> Task statement
Retype each line of the material exactly, please, skipping any picture in it.

> Stored data
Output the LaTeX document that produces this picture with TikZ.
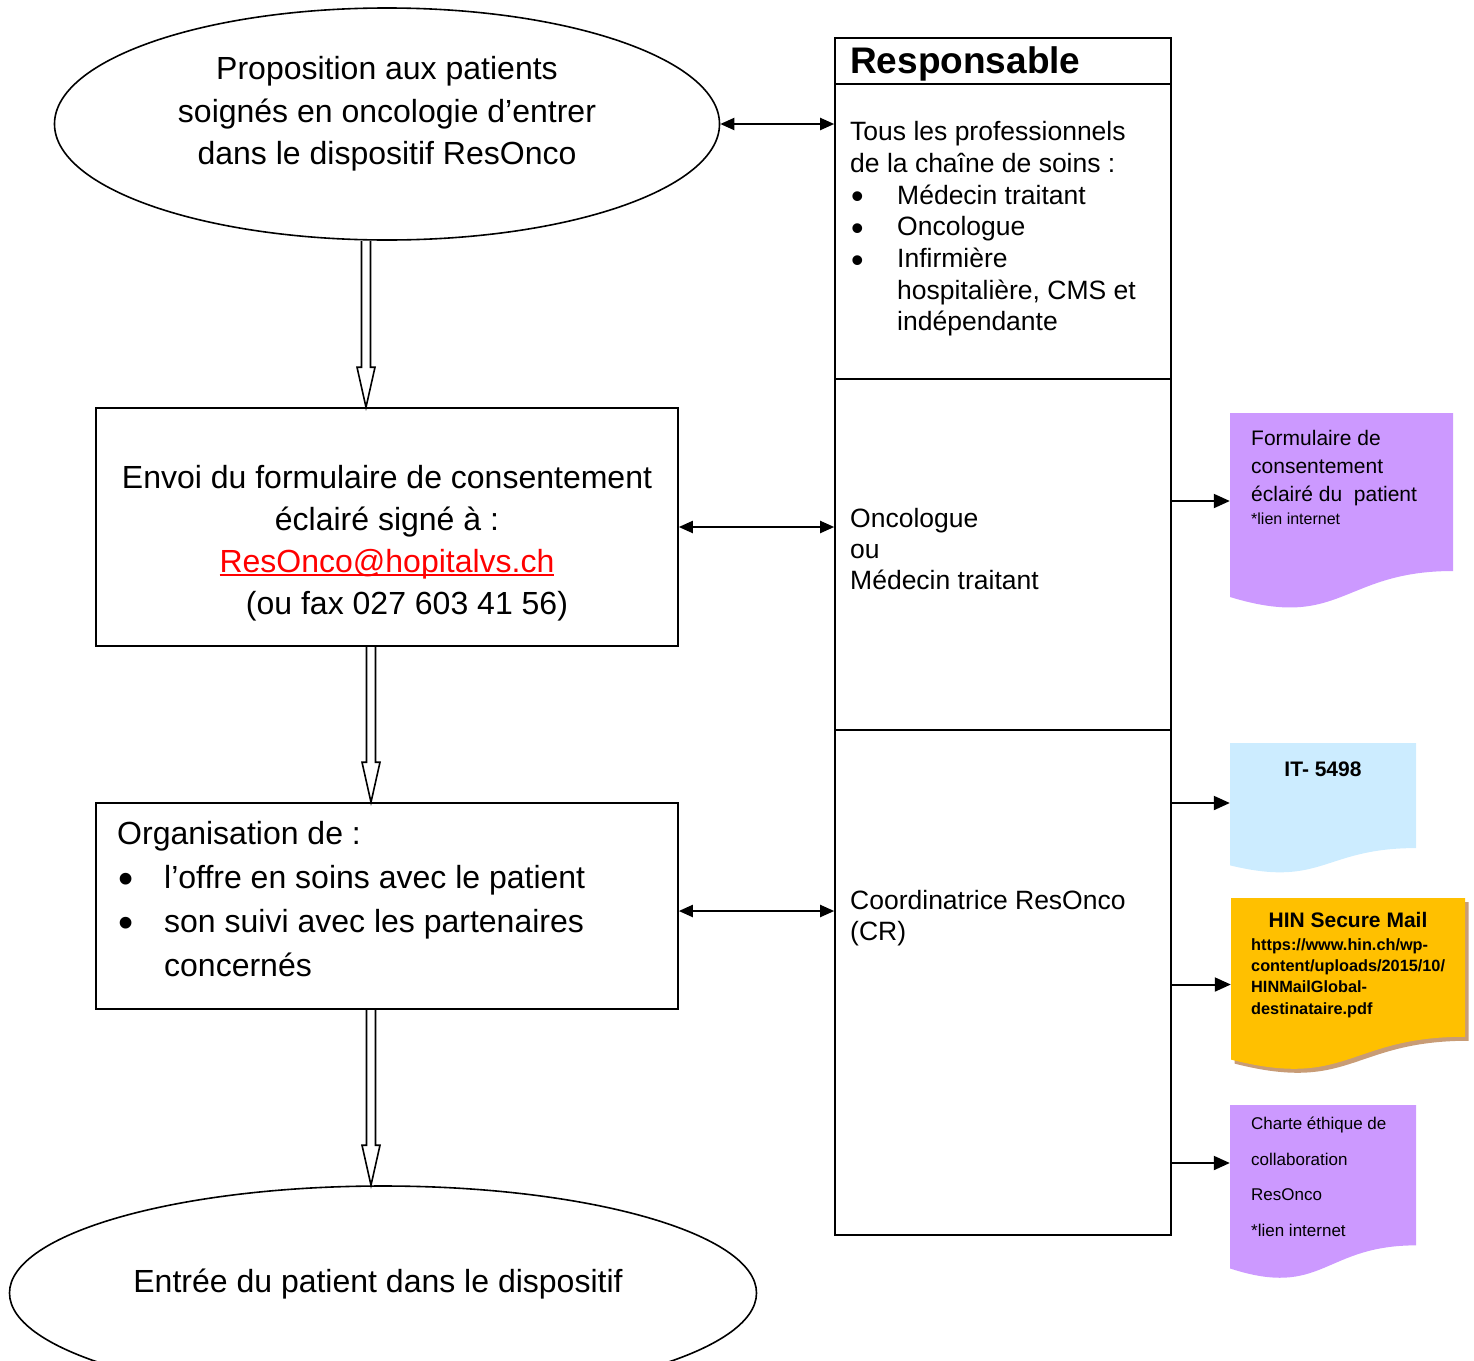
\documentclass[tikz,border=0pt]{standalone}
\usepackage{fontspec}
\usepackage{graphicx}
\setmainfont{Liberation Sans}
\usetikzlibrary{shapes.geometric,arrows.meta,calc}
\definecolor{violet1}{RGB}{204,153,255}
\definecolor{bleu1}{RGB}{204,236,255}
\definecolor{orange1}{RGB}{255,192,0}
\definecolor{ombre}{RGB}{200,156,118}
\newcommand\fs[2]{\fontsize{#1}{#2}\selectfont}
\newcommand\puce{\makebox[47pt][l]{\hspace{1pt}\smash{\raisebox{-0.17em}{\scalebox{1.35}{\textbullet}}}}}
\newcommand\souligne[1]{\setbox0\hbox{#1}\rlap{\rule[-3.5pt]{\wd0}{1.5pt}}\box0}
% fleche creuse verticale
\newcommand\blocfleche[2]{%
  \draw[line width=1.6pt] let \p1=(#1), \p2=(#2) in
    (\x1-4.5pt,\y1) -- (\x1-4.5pt,\y2+40pt) -- (\x1-9pt,\y2+40pt) -- (\x1,\y2)
    -- (\x1+9pt,\y2+40pt) -- (\x1+4.5pt,\y2+40pt) -- (\x1+4.5pt,\y1);}
\tikzset{
  docu/.style={rectangle, inner sep=0pt, path picture={
    \fill[#1] let \p1=(path picture bounding box.north west), \p2=(path picture bounding box.south east) in
      (\x1,\y1) -- (\x2,\y1) -- (\x2,{\y2+0.198*(\y1-\y2)})
      .. controls ({0.5*(\x1+\x2)},{\y2+0.198*(\y1-\y2)}) and ({0.5*(\x1+\x2)},{\y2-0.107*(\y1-\y2)})
      .. (\x1,{\y2+0.066*(\y1-\y2)}) -- cycle;}}
}
\begin{document}
\begin{tikzpicture}[x=1pt,y=-1pt,
  cadre/.style={draw, line width=1.6pt, inner sep=0pt},
  bulle/.style={draw, line width=1.6pt, ellipse, inner sep=0pt},
  texte/.style={inner sep=0pt, align=left},
  double fleche/.style={line width=2pt, {Triangle[length=14pt,width=12pt]}-{Triangle[length=14pt,width=12pt]}},
  fleche/.style={line width=2pt, -{Triangle[length=16pt,width=14pt]}}]
\useasboundingbox (0,0) rectangle (1474,1360);

% colonne de gauche
\node[bulle, minimum width=665, minimum height=232] (prop) at (387,124) {};
\node[texte, align=center, font=\fs{32}{42.5}] (proptxt) at (387,114)
  {Proposition aux patients\\soignés en oncologie d’entrer\\dans le dispositif ResOnco};
\node[cadre, minimum width=582, minimum height=238] (envoi) at (387,527) {};
\node[texte, align=center, font=\fs{32}{42}] (envoitxt) at (387,543)
  {Envoi du formulaire de consentement\\éclairé signé à :\\
   \textcolor{red}{\souligne{ResOnco@hopitalvs.ch}}\\\hspace*{40pt}(ou fax 027 603 41 56)};
\node[cadre, minimum width=582, minimum height=206] (orga) at (387,906) {};
\node[texte, font=\fs{32}{44}, anchor=west] (orgatxt) at (117,899)
  {Organisation de :\\\puce l’offre en soins avec le patient\\
   \puce son suivi avec les partenaires\\\hspace*{47pt}concernés};
\node[bulle, minimum width=747, minimum height=214] (entree) at (383,1293) {};
\node[texte, font=\fs{32}{42}] (entreetxt) at (378,1284) {Entrée du patient dans le dispositif};

\blocfleche{[xshift=-21pt]prop.south}{envoi.north}
\blocfleche{[xshift=-16pt]envoi.south}{orga.north}
\blocfleche{[xshift=-16pt]orga.south}{entree.north}

% tableau des responsables
\node[cadre, minimum width=336, minimum height=46] (tete) at (1003,61) {};
\node[cadre, minimum width=336, minimum height=295] (tous) at (1003,231.5) {};
\node[cadre, minimum width=336, minimum height=351] (onco) at (1003,554.5) {};
\node[cadre, minimum width=336, minimum height=505] (coord) at (1003,982.5) {};
\node[texte, font=\bfseries\fs{37}{40}, anchor=west] (tetetxt) at (850,64) {Responsable};
\node[texte, font=\fs{26.5}{31.7}, anchor=west] (toustxt) at (850,229)
  {Tous les professionnels\\de la chaîne de soins :\\\puce Médecin traitant\\\puce Oncologue\\
   \puce Infirmière\\\hspace*{47pt}hospitalière, CMS et\\\hspace*{47pt}indépendante};
\node[texte, font=\fs{26.5}{31}, anchor=west] (oncotxt) at (850,549)
  {Oncologue\\ou\\Médecin traitant};
\node[texte, font=\fs{26.5}{31}, anchor=west] (coordtxt) at (850,918.5)
  {Coordinatrice ResOnco\\(CR)};

\draw[double fleche] (prop.east) -- (prop.east -| tous.west);
\draw[double fleche] (envoi.east) -- (envoi.east -| onco.west);
\draw[double fleche] ([yshift=-5pt]orga.east) -- ([yshift=-5pt]orga.east -| coord.west);

% documents
\node[docu=violet1, minimum width=223, minimum height=197] (form) at (1341.5,511.5) {};
\node[docu=bleu1, minimum width=186, minimum height=131] (it) at (1323,808.5) {};
\node[docu=ombre, minimum width=234, minimum height=173] (hinombre) at (1351.5,988.5) {};
\node[docu=orange1, minimum width=234, minimum height=173] (hin) at (1348,984.5) {};
\node[docu=violet1, minimum width=186, minimum height=175] (charte) at (1323,1192.5) {};

\node[texte, font=\fs{21}{28}, anchor=west] (formtxt) at (1251,468)
  {Formulaire de\\consentement\\éclairé du\ \ patient};
\node[texte, font=\fs{16}{20}, anchor=west] (formlien) at (1251,519) {*lien internet};
\node[texte, font=\bfseries\fs{21}{24}] (ittxt) at (1323,769) {IT- 5498};
\node[texte, font=\bfseries\fs{21}{24}] (hintxt) at (1348,920) {HIN Secure Mail};
\node[texte, font=\bfseries\fs{16.3}{21.3}, anchor=west] (hinurl) at (1251,978)
  {https://www.hin.ch/wp-\\content/uploads/2015/10/\\HINMailGlobal-\\destinataire.pdf};
\node[texte, font=\fs{17}{35.5}, anchor=west] (chartetxt) at (1251,1177)
  {Charte éthique de\\collaboration\\ResOnco\\*lien internet};

\draw[fleche] ([yshift=10.5pt]form.west -| onco.east) -- ([yshift=10.5pt]form.west);
\draw[fleche] ([yshift=5.5pt]it.west -| coord.east) -- ([yshift=5.5pt]it.west);
\draw[fleche] (hin.west -| coord.east) -- (hin.west);
\draw[fleche] ([yshift=29.5pt]charte.west -| coord.east) -- ([yshift=29.5pt]charte.west);
\end{tikzpicture}
\end{document}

> In response
Output the LaTeX document that produces this picture with TikZ.
\documentclass[tikz,border=0pt]{standalone}
\usepackage{fontspec}
\usepackage{graphicx}
\setmainfont{Liberation Sans}
\usetikzlibrary{shapes.geometric,arrows.meta,calc}
\definecolor{violet1}{RGB}{204,153,255}
\definecolor{bleu1}{RGB}{204,236,255}
\definecolor{orange1}{RGB}{255,192,0}
\definecolor{ombre}{RGB}{200,156,118}
\newcommand\fs[2]{\fontsize{#1}{#2}\selectfont}
\newcommand\puce{\makebox[47pt][l]{\hspace{1pt}\smash{\raisebox{-0.17em}{\scalebox{1.35}{\textbullet}}}}}
\newcommand\souligne[1]{\setbox0\hbox{#1}\rlap{\rule[-3.5pt]{\wd0}{1.5pt}}\box0}
% fleche creuse verticale
\newcommand\blocfleche[2]{%
  \draw[line width=1.6pt] let \p1=(#1), \p2=(#2) in
    (\x1-4.5pt,\y1) -- (\x1-4.5pt,\y2+40pt) -- (\x1-9pt,\y2+40pt) -- (\x1,\y2)
    -- (\x1+9pt,\y2+40pt) -- (\x1+4.5pt,\y2+40pt) -- (\x1+4.5pt,\y1);}
\tikzset{
  docu/.style={rectangle, inner sep=0pt, path picture={
    \fill[#1] let \p1=(path picture bounding box.north west), \p2=(path picture bounding box.south east) in
      (\x1,\y1) -- (\x2,\y1) -- (\x2,{\y2+0.198*(\y1-\y2)})
      .. controls ({0.5*(\x1+\x2)},{\y2+0.198*(\y1-\y2)}) and ({0.5*(\x1+\x2)},{\y2-0.107*(\y1-\y2)})
      .. (\x1,{\y2+0.066*(\y1-\y2)}) -- cycle;}}
}
\begin{document}
\begin{tikzpicture}[x=1pt,y=-1pt,
  cadre/.style={draw, line width=1.6pt, inner sep=0pt},
  bulle/.style={draw, line width=1.6pt, ellipse, inner sep=0pt},
  texte/.style={inner sep=0pt, align=left},
  double fleche/.style={line width=2pt, {Triangle[length=14pt,width=12pt]}-{Triangle[length=14pt,width=12pt]}},
  fleche/.style={line width=2pt, -{Triangle[length=16pt,width=14pt]}}]
\useasboundingbox (0,0) rectangle (1474,1360);

% colonne de gauche
\node[bulle, minimum width=665, minimum height=232] (prop) at (387,124) {};
\node[texte, align=center, font=\fs{32}{42.5}] (proptxt) at (387,114)
  {Proposition aux patients\\soignés en oncologie d’entrer\\dans le dispositif ResOnco};
\node[cadre, minimum width=582, minimum height=238] (envoi) at (387,527) {};
\node[texte, align=center, font=\fs{32}{42}] (envoitxt) at (387,543)
  {Envoi du formulaire de consentement\\éclairé signé à :\\
   \textcolor{red}{\souligne{ResOnco@hopitalvs.ch}}\\\hspace*{40pt}(ou fax 027 603 41 56)};
\node[cadre, minimum width=582, minimum height=206] (orga) at (387,906) {};
\node[texte, font=\fs{32}{44}, anchor=west] (orgatxt) at (117,899)
  {Organisation de :\\\puce l’offre en soins avec le patient\\
   \puce son suivi avec les partenaires\\\hspace*{47pt}concernés};
\node[bulle, minimum width=747, minimum height=214] (entree) at (383,1293) {};
\node[texte, font=\fs{32}{42}] (entreetxt) at (378,1284) {Entrée du patient dans le dispositif};

\blocfleche{[xshift=-21pt]prop.south}{envoi.north}
\blocfleche{[xshift=-16pt]envoi.south}{orga.north}
\blocfleche{[xshift=-16pt]orga.south}{entree.north}

% tableau des responsables
\node[cadre, minimum width=336, minimum height=46] (tete) at (1003,61) {};
\node[cadre, minimum width=336, minimum height=295] (tous) at (1003,231.5) {};
\node[cadre, minimum width=336, minimum height=351] (onco) at (1003,554.5) {};
\node[cadre, minimum width=336, minimum height=505] (coord) at (1003,982.5) {};
\node[texte, font=\bfseries\fs{37}{40}, anchor=west] (tetetxt) at (850,64) {Responsable};
\node[texte, font=\fs{26.5}{31.7}, anchor=west] (toustxt) at (850,229)
  {Tous les professionnels\\de la chaîne de soins :\\\puce Médecin traitant\\\puce Oncologue\\
   \puce Infirmière\\\hspace*{47pt}hospitalière, CMS et\\\hspace*{47pt}indépendante};
\node[texte, font=\fs{26.5}{31}, anchor=west] (oncotxt) at (850,549)
  {Oncologue\\ou\\Médecin traitant};
\node[texte, font=\fs{26.5}{31}, anchor=west] (coordtxt) at (850,918.5)
  {Coordinatrice ResOnco\\(CR)};

\draw[double fleche] (prop.east) -- (prop.east -| tous.west);
\draw[double fleche] (envoi.east) -- (envoi.east -| onco.west);
\draw[double fleche] ([yshift=-5pt]orga.east) -- ([yshift=-5pt]orga.east -| coord.west);

% documents
\node[docu=violet1, minimum width=223, minimum height=197] (form) at (1341.5,511.5) {};
\node[docu=bleu1, minimum width=186, minimum height=131] (it) at (1323,808.5) {};
\node[docu=ombre, minimum width=234, minimum height=173] (hinombre) at (1351.5,988.5) {};
\node[docu=orange1, minimum width=234, minimum height=173] (hin) at (1348,984.5) {};
\node[docu=violet1, minimum width=186, minimum height=175] (charte) at (1323,1192.5) {};

\node[texte, font=\fs{21}{28}, anchor=west] (formtxt) at (1251,468)
  {Formulaire de\\consentement\\éclairé du\ \ patient};
\node[texte, font=\fs{16}{20}, anchor=west] (formlien) at (1251,519) {*lien internet};
\node[texte, font=\bfseries\fs{21}{24}] (ittxt) at (1323,769) {IT- 5498};
\node[texte, font=\bfseries\fs{21}{24}] (hintxt) at (1348,920) {HIN Secure Mail};
\node[texte, font=\bfseries\fs{16.3}{21.3}, anchor=west] (hinurl) at (1251,978)
  {https://www.hin.ch/wp-\\content/uploads/2015/10/\\HINMailGlobal-\\destinataire.pdf};
\node[texte, font=\fs{17}{35.5}, anchor=west] (chartetxt) at (1251,1177)
  {Charte éthique de\\collaboration\\ResOnco\\*lien internet};

\draw[fleche] ([yshift=10.5pt]form.west -| onco.east) -- ([yshift=10.5pt]form.west);
\draw[fleche] ([yshift=5.5pt]it.west -| coord.east) -- ([yshift=5.5pt]it.west);
\draw[fleche] (hin.west -| coord.east) -- (hin.west);
\draw[fleche] ([yshift=29.5pt]charte.west -| coord.east) -- ([yshift=29.5pt]charte.west);
\end{tikzpicture}
\end{document}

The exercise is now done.